Plus de 800 cheminots marocains demandent « réparation » à la SNCF

Ils achèvent leur carrière avec le sentiment de s’être "fait avoir": plus de 800 cheminots de nationalité ou d’origine marocaine demandent "réparation" à la SNCF pour discrimination durant leur carrière.
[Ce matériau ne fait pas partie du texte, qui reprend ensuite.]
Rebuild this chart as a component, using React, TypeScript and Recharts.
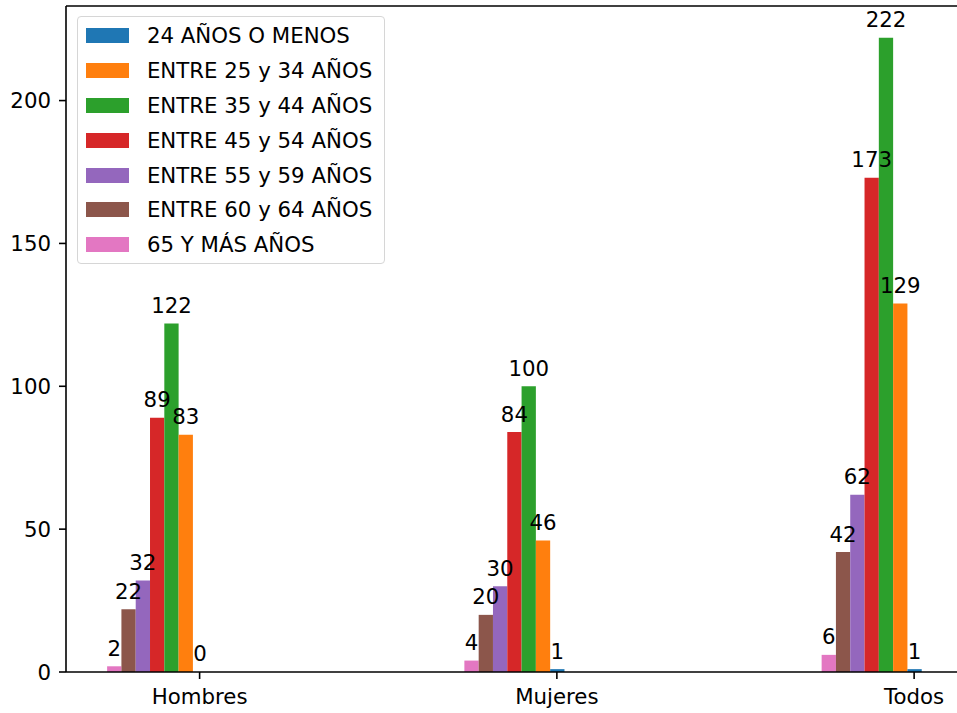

Les deux parties livreront bataille aux Prud’hommes de Paris à partir de lundi.

Certains "Chibanis de la SNCF" ont assigné l’entreprise dès 2005. Renvoyés au fil des ans, leurs recours seront réexaminés du 23 au 27 mars, par un juge professionnel chargé de départager les conseillers prud’homaux qui n’ont pas réussi à se mettre d’accord.

La plupart d’entre eux ont été recrutés au Maroc au début des années 1970 par la SNCF. Embauchés comme contractuels, donc avec un contrat de droit privé, ils ne relèvent pas du statut particulier des cheminots.

Longtemps réservé aux détenteurs de la nationalité française, mais ouvert désormais aux ressortissants européens, ce statut offre une garantie d’emploi et des avantages en matière de protection sociale et de retraite. Plus de 90% des salariés du groupe public sont encore aujourd’hui affiliés à ce "cadre permanent".

Ces cheminots "ont travaillé dans des conditions difficiles, faisaient exactement les mêmes tâches que leurs collègues français au statut mais ont vu leurs carrières bloquées et ont eu des retraites moindres", plaide Me Olivier de Boissieu, l’un de leurs avocats.

Les cheminots marocains, précise sa consoeur Clélie de Lesquen-Jonas, "ne remettent pas en cause le statut", ils demandent l’application du principe "à travail égal, salaire égal".

Alors que "les deux tiers des cheminots au statut finissent agents de maîtrise", les Marocains ont été condamnés statutairement "à rester des agents d’exécution", dit-elle.

En face, la SNCF réfute toute discrimination entre salariés de même qualification, en fournissant un "panel" de comparaison de "plus de 1.000 agents". Pour l’avocat de compagnie ferroviaire, qui invoquera également la prescription des faits, il n’y a "nullement discrimination", "on compare l’incomparable (…) la SNCF, entreprise publique, a deux statuts pour ses salariés, la loi le prévoit comme ça", considère Me Jean-Luc Hirsch.

"On n’a pas été traités à égalité. Je ne peux pas m’empêcher de ressentir un sentiment d’humiliation", répond Ben Dali, 63 ans, l’un des porte-parole de l’association des cheminots marocains.

"Frustrant"

Avec émotion, il évoque "la souffrance des veuves marocaines quand elles ont dû s’inscrire au RMI" alors que les épouses des cheminots français "reçoivent immédiatement une pension" et "leurs enfants deviennent pupilles de la nation". Six plaignants décédés sont représentés par leurs ayant-droits.

"J’ai formé des collègues qui, eux, ont évolué et sont devenus mes chefs, c’est très frustrant", témoigne un autre Marocain, toujours en activité, refoulé à plusieurs examens.

Comme ce cheminot de la gare de Lyon, la moitié des 832 plaignants ont acquis un jour la nationalité française. Mais "c’était trop tard, j’étais trop vieux pour avoir le statut", réservé aux embauchés avant 30 ans.

Malgré tout, 113 plaignants ont obtenu le statut. Ce fut "à géométrie variable", explique leur avocate. Mais "eux aussi ont un préjudice car leur ancienneté n’a pas été reconnue", selon Me de Lesquen-Jonas.

D’autres, restés contractuels, ont pris le ticket de départ à 55 ans offert par la SNCF dans les années 2000 avec la garantie d’une indemnité chômage jusqu’à leur retraite. "On s’est fait avoir là encore. On a compris notre douleur quand on nous a calculé notre retraite", diminuée par les trimestres manquants, dit M. Dali.

La pension de base d’un contractuel ayant cotisé 40 ans "n’atteint pas le minimum garanti aux cheminots au cadre permanent après 15 ans de service", environ 1.100 euros par mois, affirment les plaignants.

Ces salariés et retraités venus du Maroc réclament en moyenne 400.000 euros de dommages et intérêts, dont la moitié au titre du préjudice de retraite.

La SNCF conteste ces calculs. Les cheminots marocains optant pour le départ à 55 ans "auraient eu une retraite moins élevée s’ils avaient été au cadre permanent", affirme à l’AFP la compagnie, en évoquant des simulations commandées à un cabinet.

Le jugement devrait être mis en délibéré.